The second difference between Sen and Ginzburg is a continuation of the first: Chakrabarty argues that this putatively "rational" transition from oral to written culture could not happen in India because the Western notion of a disciplinary authority is itself incompatible with the Indian conception of power. If, in the West, a totalizing, monolithic model of discipline has prevailed (e.g., the Foucauldian conception of a web of power relations nevertheless operating with a unity of institutional purpose), it is because the Western subject, including the scholar, accepts such a model and self-regulates accordingly.

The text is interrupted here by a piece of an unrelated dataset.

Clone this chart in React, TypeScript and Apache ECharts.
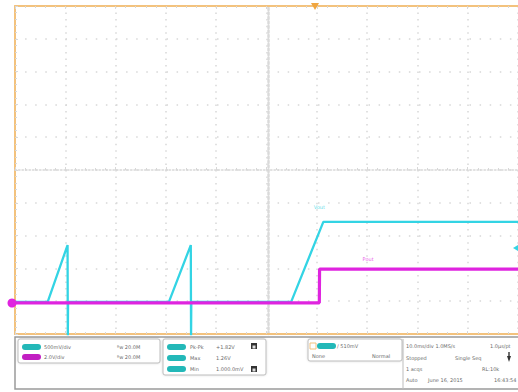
import { useEffect, useRef } from "react";
import * as echarts from "echarts";

// Time in divisions (10 ms/div), levels in vertical divisions
const ch1Time = [0, 0.65, 1.045, 1.05, 1.055, 3.06, 3.495, 3.5, 3.505, 5.49, 6.13, 10];
const ch1Level = [0.98, 0.98, 2.71, -0.1, 0.98, 0.98, 2.71, -0.1, 0.98, 0.98, 3.42, 3.42];
const ch2Time = [0, 6.05, 6.055, 10];
const ch2Level = [0.95, 0.95, 1.98, 1.98];
const traceLabels = ["Vout", "Pout"];
const labelPos = [[6.05, 3.88], [7.02, 2.28]];

const channelScales = ["500mV/div", "2.0V/div"];
const channelBw = ["ᴮw 20.0M", "ᴮw 20.0M"];
const measureNames = ["Pk-Pk", "Max", "Min"];
const measureValues = ["+1.82V", "1.26V", "1.000.0mV"];
const triggerTexts = ["510mV", "None", "Normal"];
const acqTexts = [
  ["10.0ms/div 1.0MS/s", "1.0μs/pt"],
  ["Stopped", "Single Seq"],
  ["1 acqs", "RL:10k"],
  ["Auto", "June 16, 2015", "16:43:54"],
];

const CYAN = "#33d4e4";
const MAGENTA = "#df24df";
const ORANGE = "#f3c27d";
const PILL_CYAN = "#23b8b8";
const GRIDC = "#d8d8d8";
const TXT = "#6a6a6a";

function pill(x: number, y: number, color: string) {
  return { type: "rect", shape: { x, y, width: 19, height: 6, r: 3 }, style: { fill: color } };
}
function txt(x: number, y: number, s: string, extra: any = {}) {
  return {
    type: "text",
    x,
    y,
    style: { text: s, fontSize: 5, fill: TXT, fontFamily: "DejaVu Sans", verticalAlign: "middle", ...extra },
  };
}
function box(x: number, y: number, w: number, h: number) {
  return {
    type: "rect",
    shape: { x, y, width: w, height: h, r: 2 },
    style: { fill: "#fff", stroke: "#bdbdbd", lineWidth: 1, shadowColor: "rgba(0,0,0,0.15)", shadowBlur: 2 },
  };
}
function icon(x: number, y: number) {
  return {
    type: "group",
    children: [
      { type: "rect", shape: { x, y, width: 6, height: 6 }, style: { fill: "#333" } },
      { type: "rect", shape: { x: x + 1.5, y: y + 2.5, width: 3, height: 3 }, style: { fill: "#ddd" } },
    ],
  };
}

export default function App() {
  const ref = useRef<HTMLDivElement>(null);
  useEffect(() => {
    if (!ref.current) return;
    const chart = echarts.init(ref.current, null, { renderer: "svg" });
    const ch1 = ch1Time.map((t, i) => [t, ch1Level[i]]);
    const ch2 = ch2Time.map((t, i) => [t, ch2Level[i]]);
    const hidden = { show: false };
    const graphic: any[] = [
      // bottom info panel
      { type: "rect", shape: { x: 15, y: 337, width: 510, height: 52 }, style: { fill: "none", stroke: "#9a9a9a", lineWidth: 1.5 } },
      box(18, 339, 142, 24),
      pill(22, 344, PILL_CYAN),
      pill(22, 354, "#c21fc2"),
      txt(44, 347, channelScales[0]),
      txt(44, 357, channelScales[1]),
      txt(117, 347, channelBw[0]),
      txt(117, 357, channelBw[1]),
      box(163, 339, 103, 36),
      ...measureNames.flatMap((n, i) => [
        pill(167, 344 + i * 11, PILL_CYAN),
        txt(190, 347 + i * 11, n),
        txt(216, 347 + i * 11, measureValues[i]),
      ]),
      icon(251, 343),
      icon(251, 366),
      box(308, 339, 94, 22),
      { type: "rect", shape: { x: 310, y: 343, width: 6, height: 6 }, style: { fill: "#fff", stroke: ORANGE, lineWidth: 1 } },
      pill(317, 343, PILL_CYAN),
      txt(337, 346, "/ " + triggerTexts[0]),
      txt(312, 356, triggerTexts[1]),
      txt(372, 356, triggerTexts[2]),
      { type: "line", shape: { x1: 403, y1: 339, x2: 403, y2: 389 }, style: { stroke: "#bdbdbd", lineWidth: 1 } },
      txt(406, 346, acqTexts[0][0]),
      txt(490, 346, acqTexts[0][1]),
      txt(406, 358, acqTexts[1][0]),
      txt(455, 358, acqTexts[1][1]),
      { type: "polygon", shape: { points: [[507, 356], [511, 356], [509, 362]] }, style: { fill: "#333" } },
      { type: "rect", shape: { x: 508.3, y: 352, width: 1.4, height: 5 }, style: { fill: "#333" } },
      txt(406, 369, acqTexts[2][0]),
      txt(482, 369, acqTexts[2][1]),
      txt(406, 380, acqTexts[3][0]),
      txt(428, 380, acqTexts[3][1]),
      txt(494, 380, acqTexts[3][2]),
      // markers
      { type: "circle", shape: { cx: 12, cy: 303, r: 4.5 }, style: { fill: MAGENTA }, z: 100 },
      { type: "polygon", shape: { points: [[311, 3], [319, 3], [315, 10]] }, style: { fill: "#f0a640" }, z: 100 },
      { type: "polygon", shape: { points: [[513, 248], [518, 245], [518, 251]] }, style: { fill: CYAN }, z: 100 },
    ];

    chart.setOption({
      animation: false,
      backgroundColor: "#ffffff",
      grid: { left: 15, top: 6, right: -3, bottom: 58, containLabel: false },
      xAxis: [
        {
          type: "value", min: 0, max: 10, interval: 1, position: "bottom",
          axisLine: { show: true, onZero: false, lineStyle: { color: ORANGE, width: 2 } },
          axisTick: { show: true, inside: true, length: 3, lineStyle: { color: GRIDC } },
          minorTick: { show: true, splitNumber: 5, length: 2, lineStyle: { color: GRIDC } },
          axisLabel: hidden,
          splitLine: { show: true, lineStyle: { color: GRIDC, width: 1.5, type: [1.5, 5.06] } },
        },
        {
          type: "value", min: 0, max: 10, interval: 1, position: "top",
          axisLine: { show: true, onZero: false, lineStyle: { color: ORANGE, width: 2 } },
          axisTick: { show: true, inside: true, length: 3, lineStyle: { color: GRIDC } },
          minorTick: { show: true, splitNumber: 5, length: 2, lineStyle: { color: GRIDC } },
          axisLabel: hidden, splitLine: hidden,
        },
        {
          type: "value", min: 0, max: 10, interval: 1, position: "bottom", offset: -164,
          axisLine: { show: true, onZero: false, lineStyle: { color: GRIDC, width: 1.5, type: [1.5, 2] } },
          axisTick: { show: true, inside: true, length: 3, lineStyle: { color: GRIDC } },
          minorTick: { show: true, splitNumber: 5, length: 2, lineStyle: { color: GRIDC } },
          axisLabel: hidden, splitLine: hidden,
        },
      ],
      yAxis: [
        {
          type: "value", min: 0, max: 10, interval: 1, position: "left",
          axisLine: { show: true, onZero: false, lineStyle: { color: ORANGE, width: 2 } },
          axisTick: { show: true, inside: true, length: 3, lineStyle: { color: GRIDC } },
          minorTick: { show: true, splitNumber: 5, length: 2, lineStyle: { color: GRIDC } },
          axisLabel: hidden,
          splitLine: { show: true, lineStyle: { color: GRIDC, width: 1.5, type: [1.5, 8.6] } },
        },
        {
          type: "value", min: 0, max: 10, interval: 1, position: "left", offset: -253,
          axisLine: { show: true, onZero: false, lineStyle: { color: "#dadada", width: 2.5, type: [2, 2.5] } },
          axisTick: hidden, axisLabel: hidden, splitLine: hidden,
        },
      ],
      series: [
        {
          type: "line", data: ch1, showSymbol: false, z: 3,
          lineStyle: { color: CYAN, width: 2.3 },
        },
        {
          type: "line", data: ch2, showSymbol: false, z: 4,
          lineStyle: { color: MAGENTA, width: 3.2 },
        },
        {
          type: "scatter", symbolSize: 0, z: 5,
          data: labelPos.map((p, i) => ({
            value: p,
            label: {
              show: true, formatter: traceLabels[i], fontSize: 5, position: "inside",
              color: i === 0 ? CYAN : MAGENTA, fontFamily: "DejaVu Sans",
            },
          })),
        },
      ],
      graphic,
    });
    return () => chart.dispose();
  }, []);
  return (
    <div
      ref={ref}
      style={{ position: "fixed", left: 0, top: 0, width: 518, height: 392, background: "#fff" }}
    />
  );
}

In India, Chakrabarty asserts, power is pluralistic and fragmented, and disciplinary knowledge does not enjoy the same hegemonic status in the culture of everyday life that it does in the West. If, for example, disciplines function to help subjects internalize the sovereignty of the State (Chakrabarty here cites the final chapter of Foucault's The History of Sexuality) then, Chakrabarty warns, it must be acknowledged that in India, the State has never acquired the degree of sovereignty that it has in the West. It has not, therefore, developed a means of self-regulating that produces the same disciplinary reach of the State to the individual. Chakrabarty wonders if there is some Eurocentric violence in transporting Ginzburg's methods to the Indian context, not to mention the violence that Ginzburg's own methods would seem to do to the European context itself, as described above.

In conclusion, Chakrabarty reminds his audience of Salman Rushdie's pithy characterization of the postcolonial speaker's "forked tongue." Chakrabarty calls for a critical reevaluation of the formulation of "history from below," which he questions as a hierarchical vindication of the subaltern subject complicit with Western models of discipline. Instead, he favors of a historiographical approach, one informed by the view of India as being modern in a fundamentally different way from the West, with a different political system and a different model of power that yields multiple locations of authority and fragmented sovereignties.